Dos and don’ts for first-time cruisers headed for idyllic isles

ENTERTAINMENT crew on board cruise ships field no-brainer questions from passengers which tax even their fixed smiles.

As we waited to disembark from the MSC Melody (no longer sailing from Durban into East African waters), our entertainment staff kept us laughing as they recounted some of the more naive passengers’ queries.

Recycling of water and the ship’s energy source came in for much heated discussion, said the staff, who at times were confounded.

Among the best were:

“Where does the swimming pool water go?”

“Is there fresh or sea water in the toilets?”

“Are we getting our electricity from Durban?”

So how do you answer such without losing your cool completely or asking said passengers whether they are having you on?

For those of you who may be planning a cruise and are wondering about the same things, here’s the buzz:

Each evening the water is drained from the swimming pools. They are then refilled the next day. Where does the water go? Why back in the sea, of course.

If you want to do a taste test of the ablutions, go for it. We would love to know.

The ship generates its own electricity. And no, we are not thousands of nautical miles out to sea on an extension cord from our point of departure.

Our 11- day cruise took us from Durban to Madagascar, Reunion and Mauritius. And as first-time cruisers we learned some valuable dos and don’ts:

Don’t forget sea-sick medication: There were passengers on board our cruise who were prostrate and missed out all the fun. The on-board doctor can give you a jab, but it will cost you $60 (R520).

Fly in the day before: If you’re flying to your embarkation port, arriving a day early makes the whole trip less stressful.

Budget for on-board purchases: Cruise fares are not inclusive. When boarding you will be given a cruise credit card in which you have to deposit a certain amount. In our case it was $800 (R7000).
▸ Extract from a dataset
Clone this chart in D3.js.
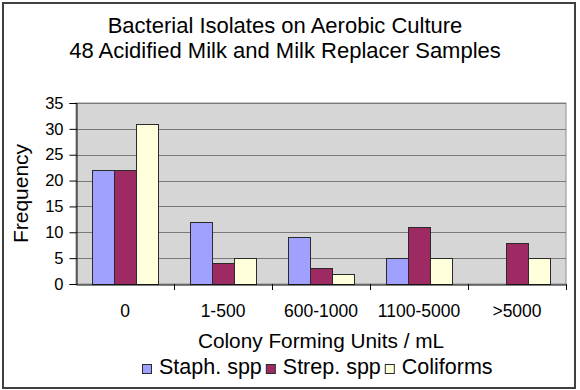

Additional charges you may incur are for tips, drinks, internet use, photos, speciality restaurants, and shore excursions.

Don’t overpack: The sea days can be spent in swimsuits (don’t forget a cover-up so you don’t have to change before heading to the lunch buffet).

As for the rest of your travel wardrobe, if you pack lots of neutrals (black and white work well), you can mix and match your pieces and cut down on the shoes you need to bring.

Bring a carry-on bag on board: Pack it with anything you need access to before your luggage is delivered to your stateroom. Medication, camera and a swimsuit immediately come to mind.

Take along a large beach bag or basket: On the ship it’s great for carrying around your book, camera, sunscreen and cruise pass card.

Shut off that cellphone: It won’t work soon after you leave port. Use the ship’s internet – $20 (R170) for 10 minutes – if you need to contact someone.

There is a satellite phone for emergencies, but it will cost you.

Don’t worry about formal nights: These evenings are not what they used to be. There’s no need to pack an evening gown and tux … unless you want to (and what’s better than seeing your man in a tux).

But anything from black- tie to Sunday best is fine. And if you’d rather stay in shorts or jeans, the buffet is always casual.

Use sunscreen liberally: Nothing ruins a vacation faster than bad sunburn. Sometimes the breeze on deck makes it very comfortable to lounge by the pool all day, since it doesn’t feel hot. Don’t be fooled. That sun is frying you. Protect yourself.